Giorno del Ricordo, anche due sammarchesi trucidati e gettati nelle foibe

Le proporzioni esatte della tragedia, ancora oggi, non hanno confini certi ma si stima che nel periodo tra il 1943 e il 1947 gli esuli italiani costretti a lasciare le loro case siano stati almeno 250mila con circa 20mila vittime. Diverse migliaia tra queste, tra le 4mila e le 6mila, hanno perso la vita all’interno delle foibe: profonde cavità naturali tipiche delle aree carsiche, dove venivano abbandonati i corpi dei giustiziati. Alcune delle più tristemente famose sono quelle di Vines, in Istria, nelle quali vennero recuperati, nel 1943, 84 corpi, e il pozzo di Basovizza, nei pressi di Trieste. Secondo le ricostruzioni, i condannati venivano legati l’uno all’altro con un lungo fil di ferro stretto ai polsi e disposti lungo gli argini delle foibe. A quel punto i membri delle milizie titine erano soliti sparare solo ad alcuni di loro, che una volta colpiti cadevano nelle grotte portandosi dietro l’intera fila. In molti sono morti tra crudeli sofferenze, dopo giorni ammassati sui cadaveri degli altri condannati.

Anche San Marco in Lamis pagò il suo tributo di sangue con l’uccisione di due giovani poliziotti alle dipendenze della Questura di Gorizia. Si tratta di Antonio Delle Vergini e di Michele Napolitano.
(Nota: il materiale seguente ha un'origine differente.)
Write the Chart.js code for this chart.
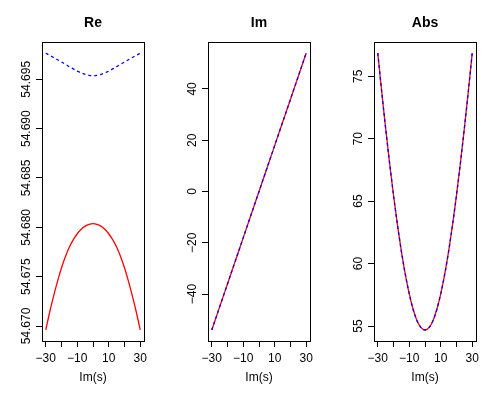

Secondo quanto riportato dal sito cadutipolizia.it, Napolitano Michele, a soli 23 anni, cadde in combattimento contro i partigiani jugoslavi il 2 dicembre 1944 a Ville Montevecchio, nei pressi di Gorizia, insieme al brigadiere Aldo Caccavalle e alle guardie Pasquale Colarusso, Mario Fratta, Rosario Gugliotta, e Francesco Quartulli. Nella stessa azione rimasero feriti gli agenti ausiliari Francesco Aurisicchio e Paolino Forcisi, destinati ad essere catturati dai partigiani jugoslavi al momento della conquista di Gorizia nel maggio 1945 e uccisi.

Antonio Delle Vergini

Antonio Delle Vergini, 28 anni, invece fu arrestato il 2 maggio 1945 dai partigiani jugoslavi all’interno della caserma di Polizia di Via Santa Chiara a Gorizia.

Il 30  Aprile 1945 con la ritirata tedesca da Gorizia gli agenti di Polizia della Questura di Gorizia, molti dei quali collegati al C.L.N. ( Comitato di Liberazione Nazionale) ed alla Resistenza, si unirono ai Carabinieri, alla Guardia Civica di Gorizia, ai civili ed ai partigiani locali per formare delle squadre armate che avrebbero dovuto prendere il controllo della città in attesa dell’arrivo degli Alleati. Le Guardie di Pubblica Sicurezza della Questura di Gorizia protessero la città quando, in mattinata giunse la milizia jugoslava nazionalista dei cetnici, scontrandosi contro di essa.

Durante i combattimenti gli agenti vennero contattati da un sottufficiale del Regio Esercito Italiano che combatteva con la Resistenza italiana, il quale  consigliò loro di abbandonare la città, per evitare problemi con i partigiani jugoslavi, ormai alla periferia di Gorizia. La maggior parte delle Guardie di Pubblica Sicurezza, ritenendo di non avere colpe e di avere compiuto il proprio dovere, decise di restare al proprio posto.

Furono tutti arrestati dai partigiani jugoslavi del IX Corpus nei giorni successivi e deportati. Delle Vergini fu trucidato e morì nella Foiba di Zavni.